Research has shown that Uber drivers are neither flexible nor independent, but in fact tightly surveilled and controlled by a company that experts have said is likely violating antitrust law—all contrary to Khosrowshahi’s assertions. But there is likely truth to the idea that classifying drivers as employees rather than contractors would come at a major cost to the company.
It is not as though these conditions are propping up a money-maker. Despite Uber’s ubiquity, the company has never turned a profit and burns billions of dollars annually with spending on subsidies and promotions in order to extend its reach. In a 2019 SEC filing, Uber admitted that this strategy of gaining market share even at a steep financial cost “may adversely affect [Uber’s] financial performance.”
Uber has engaged in years of heavy-handed tactics to avoid any changes to its business model, including the threat of stopping or suspending service and appealing to the public.

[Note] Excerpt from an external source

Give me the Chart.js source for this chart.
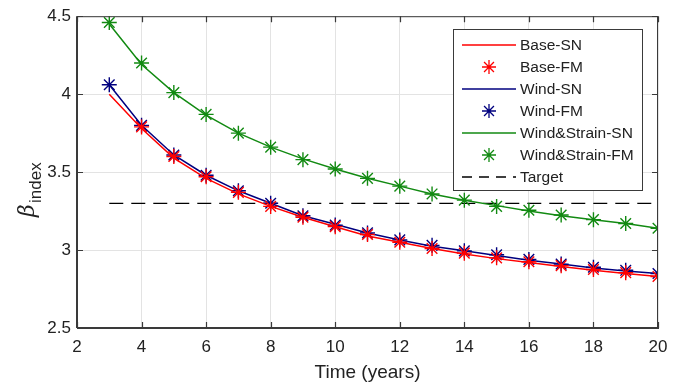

In 2018, Veena Dubal, Ruth Berins Collier, and Christopher Carter, co-wrote a paper detailing how Uber regularly flaunted the law by either mobilizing its apps’ users to help the company bully politicians into abandoning talk of regulation, or by simply leaving. When Austin lawmakers tried to require ride-hail drivers to get background checks, for example, Uber and Lyft put forward Proposition 1 to kill the reform—the referendum failed on May 7, and by May 9, Uber and Lyft were gone. Similar finger-printing requirements emerged in Houston and San Antonio. In Houston, Uber accepted the regulation before threatening to leave—it stayed once lobbying successfully overturned the decision. In San Antonio, Uber outright left in protest of the fingerprinting requirement, but returned as the city made fingerprinting optional.
It’s worth noting that Uber has had years to plan for re-classifying its drivers. Drivers have technically been employees since 2018’s Dynamex decision, and AB5 merely codified that California Supreme Court ruling.
While the goal of Uber’s PR push is to demonstrate its value to the public and to push back against re-classifying its drivers, ultimately, it reminds us that merely existing hurts the company and following the law just might kill it.
When Motherboard reached out to Uber for comment about its plans to restructure if the appeal failed, a spokesperson directed us to a motion Uber filed asking for a stay on the injunction to allow Uber a few weeks to seek its appeal.